Spulciando tra scritti di un certo interesse, mi sono imbattuto su un pezzo messo giù dall’ottimo Armando Bergaglio circa la “Buona mano”. Chiederete: cos’è? Il dizionario Garzanti dice: buonamano, cioè mancia. Ed ecco il racconto.
Oggi la chiamano mancia, un tempo era la ‘buona mano, un’espressione carica di significato, ma che oggi sopravvive faticosamente nel nostro dialetto, Non si tratta, quindi, di un costume (o malcostume) attuale. Veniva praticato a Tortona già oltre due secoli fa. Questo spiega perché tale comportamento – esecrabile ed esecrato dagli stranieri, poco gradito, anche se sollecitato in Italia – sia oggi ancora duro a morire. Veniamo ai fatti. Il 24 maggio 1761 si recavano ad Alessandria i signori Barone Alberto Guidobono Cavalchini Garofoli, il Marchese Giuseppe Luigi Passalacqua di Villalvernia e il dottor Gerolamo Ricci e con due servitori erano stati deputati dalla città di Tortona per discutere e definire, una volta per sempre, i contestati confini tra i due comuni, una lunga vertenza alla quale era interessata anche la Comunità di Sale, allora appartenente al Ducato di Pavia. Una prima sentenza dell’agosto 1731 non aveva sufficientemente chiarito i termini della questione. Quindi si susseguirono per anni incontri e sopralluoghj (numerosi quelli alle cascine Ghilina, Urbana e Viscarda e ad una non meglio identificata “all’ara (=aia) del Pattarello)” per la definizione del punto di incontro e di confine dei tre comuni.
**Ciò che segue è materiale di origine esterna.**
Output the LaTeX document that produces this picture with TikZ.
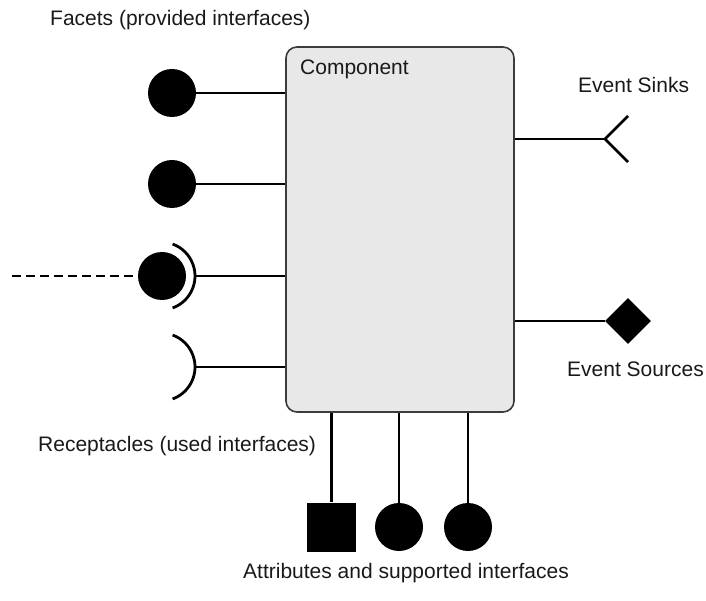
\documentclass[tikz,border=0pt]{standalone}
\usepackage{fontspec}
\setmainfont{Liberation Sans}
\usepackage{tikz}
\usepackage{xcolor}
\usetikzlibrary{shapes.geometric}
\definecolor{compfill}{RGB}{232,232,232}
\definecolor{compdraw}{RGB}{60,60,60}

\begin{document}
\begin{tikzpicture}[
  x=1pt, y=1pt,
  font=\fontsize{21}{25}\selectfont,
  label/.style={anchor=base west, inner sep=0pt, text=black!90},
  compbox/.style={
    draw=compdraw, line width=1.6pt, rounded corners=11pt, fill=compfill,
    minimum width=228pt, minimum height=365pt, inner sep=0pt
  },
  ball/.style={circle, fill=black, minimum size=48pt, inner sep=0pt},
  block/.style={rectangle, fill=black, minimum size=49pt, inner sep=0pt},
  gem/.style={diamond, fill=black, minimum size=46pt, inner sep=0pt},
  wire/.style={line width=2.8pt},
  link/.style={line width=2.8pt, dash pattern=on 9pt off 5pt},
]

\useasboundingbox (0,0) rectangle (706,600);

%% ─── Component body ──────────────────────────────────────────────────────────

\node[compbox] (comp) at (400, 370.5) {};
\node[label] (compname) at (300, 525) {Component};

%% ─── Facets ──────────────────────────────────────────────────────────────────

\node[label] (facettxt) at (50, 574) {Facets (provided interfaces)};

\node[ball] (f1) at (172, 507) {};
\node[ball] (f2) at (172, 416) {};

\foreach \nd in {f1, f2}{
  \draw[wire] (\nd) -- (\nd -| comp.west);
}

%% ─── Receptacles ─────────────────────────────────────────────────────────────

\coordinate (r1) at (161, 324);
\coordinate (r2) at (161, 233);
\coordinate (r1end) at (12, 324);

\node[ball] (plug) at (162, 324) {};
\draw[link] (r1end) -- (plug.west);

\foreach \nd in {r1, r2}{
  \draw[wire] ([shift={(-70:34)}]\nd) arc[start angle=-70, end angle=70, radius=34];
  \draw[wire] ([xshift=34pt]\nd) -- (\nd -| comp.west);
}

\node[label] (recptxt) at (38, 149) {Receptacles (used interfaces)};

%% ─── Event sinks and sources ─────────────────────────────────────────────────

\node[label] (sinktxt) at (578, 507) {Event Sinks};

\coordinate (sink)  at (605, 461);
\coordinate (sinka) at (628, 484);
\coordinate (sinkb) at (628, 438);

\draw[wire] (sink -| comp.east) -- (sink);
\draw[wire] (sinka) -- (sink) -- (sinkb);

\node[gem] (src) at (628, 279) {};
\draw[wire] (src -| comp.east) -- (src);

\node[label] (srctxt) at (567, 224) {Event Sources};

%% ─── Attributes and supported interfaces ─────────────────────────────────────

\node[block] (a1) at (331.5, 73) {};
\node[ball]  (a2) at (399, 73) {};
\node[ball]  (a3) at (468, 73) {};

\foreach \nd in {a1, a2, a3}{
  \draw[wire] (\nd |- comp.south) -- (\nd);
}

\node[label] (attrtxt) at (243, 22) {Attributes and supported interfaces};

\end{tikzpicture}
\end{document}
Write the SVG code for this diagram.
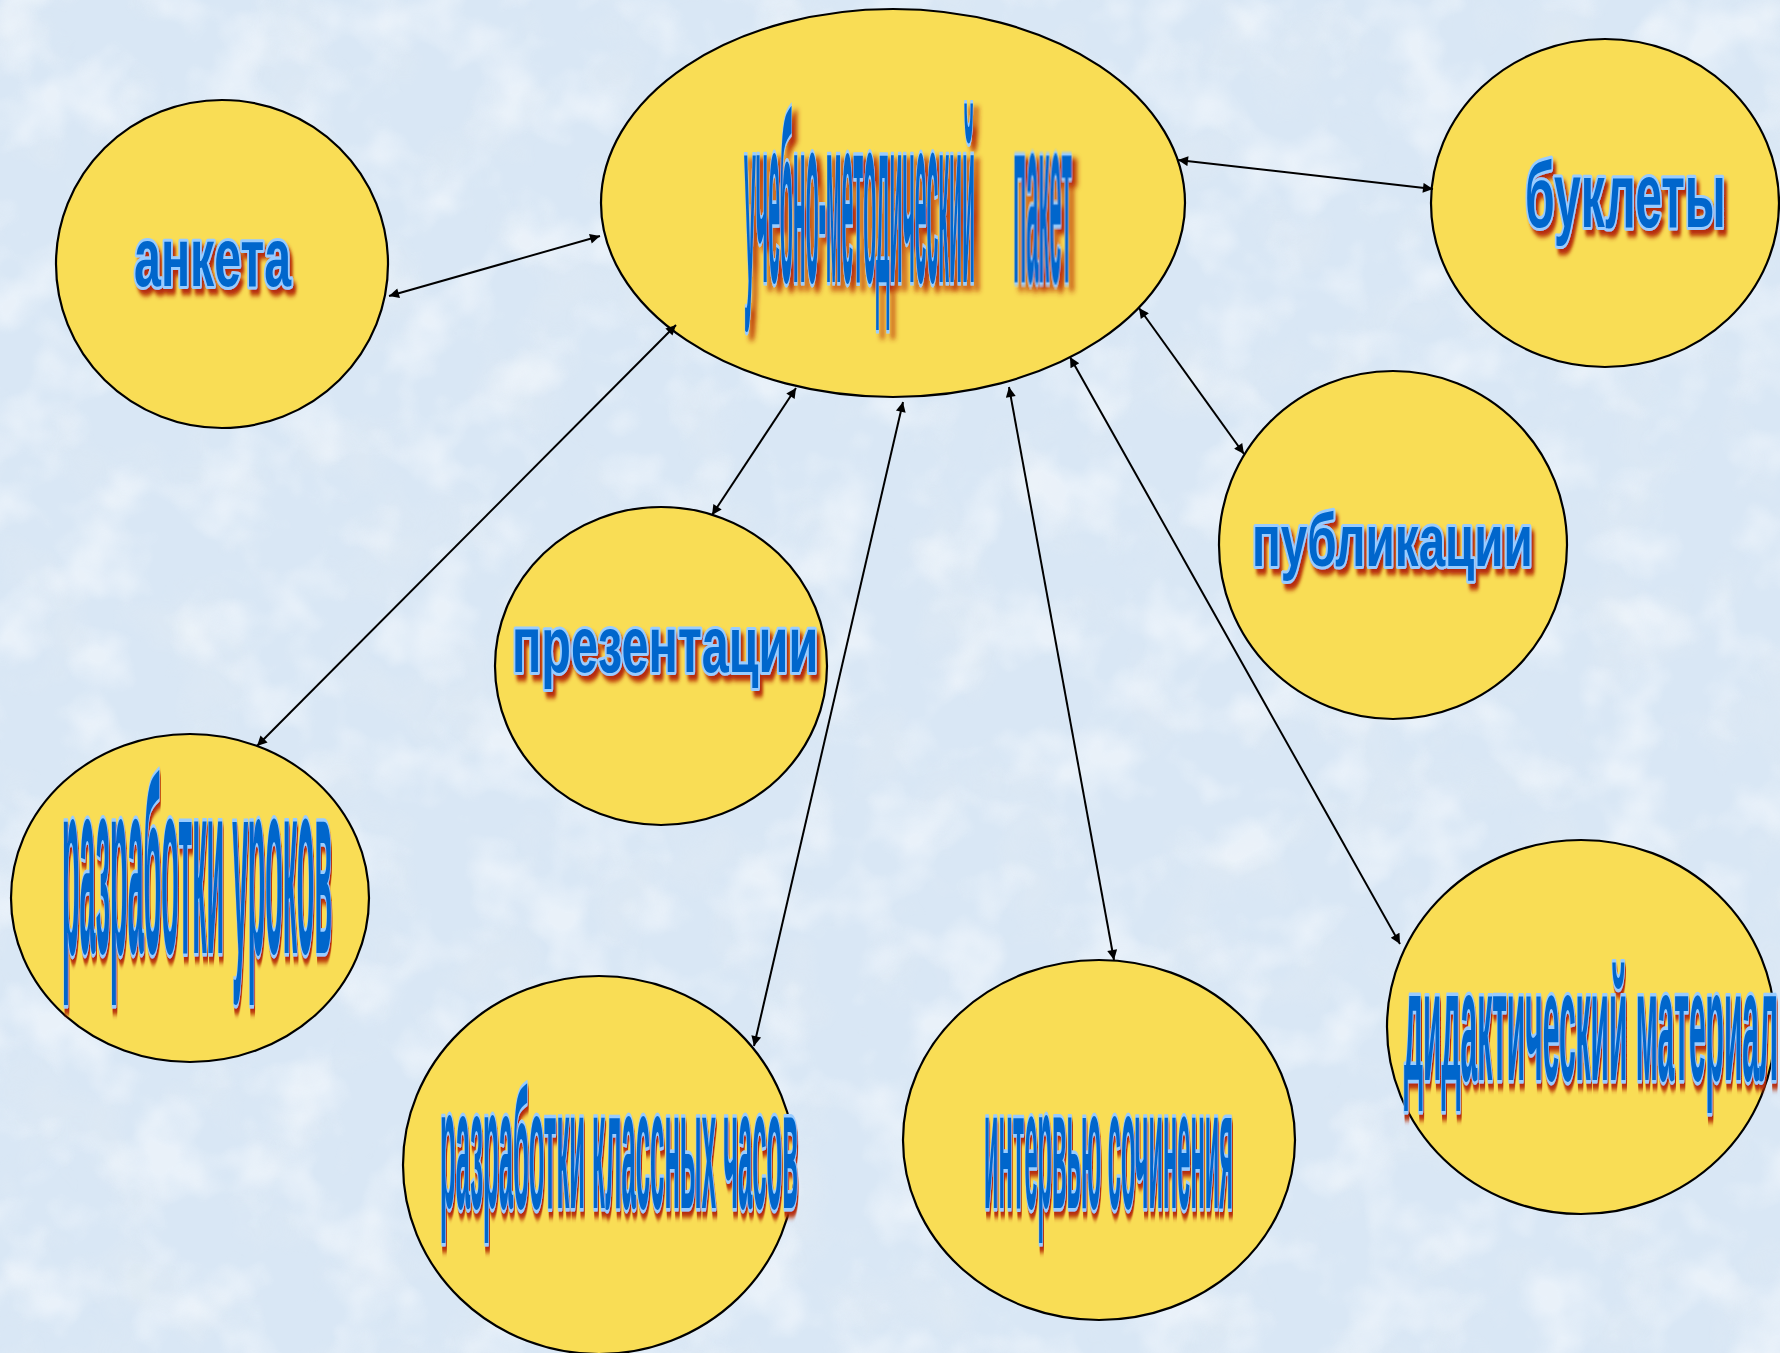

E per eseguire il mandato la delegazione tortonese dovette portarsi ad Alessandria. In proposito ho reperito una nota di spese per la trasferta ad Alessandria a carico della città di Tortona cui si accennava sopra. Ad Alessandria i tortonesi, dopo i previsti incontri con i colleghi alessandrini e con l’intendente, si recarono all’osteria per il pranzo, per il quale furono spese lire di Piemonte 12, “compresa la buona mano ai camerieri”. Poi il viaggio. “Al vetturino Peretta che con quattro cavalli ci ha condotti ad Alessandria e ricondotti a Tortona con sua vettura, e buona mano in moneta di Piemonte, lire 24 e soldi 18 e denari 8”.
Il 15 luglio successivo il Barone Garofoli col medesimo dottor Ricci ritornava ad Alessandria per consegnare “le scritture de’ confini della città di Tortona” al signor Intendente Generale, come era stato da questi ordinato. In quell’occasione furono spese per il pranzo lire di Piemonte 6, mentre al mastro di Posta Marchelli “per sua condotta e ricondotta” furono pagate lire 15 di Piemonte “e lire 4 di buona mano al postiglione, in tutto pagato di Piemonte lire 19”. Inoltre tre lire andarono all’oste della Croce Bianca “per nolo di un cavallo, giornate n° 3, servito per i confini”. La ‘Croce Bianca’ è una locanda che ha una presenza secolare in Tortona. Ancora nell’Ottocento era situata a Porta Alessandria a lato dell’albergo Universo, tra la Farmacia e Piazza Malaspina.
Il conto presentato all’amministrazione comunale di Tortona dal Barone Garofoli, capo delegazione, ascendeva complessivamente a lire di Piemonte 64, soldi 6 e denari 8, equivalenti a lire di Milano 97 e 8, buona mano compresa.
Se permettete una citazione personale, da piccolo ricordo che andavo sovente a Tassarolo dove avevo parenti e c’era un prozio che premiava ogni mia visita con la “buona mano” e mi dispiaccio di non saperlo scrivere in dialetto locale.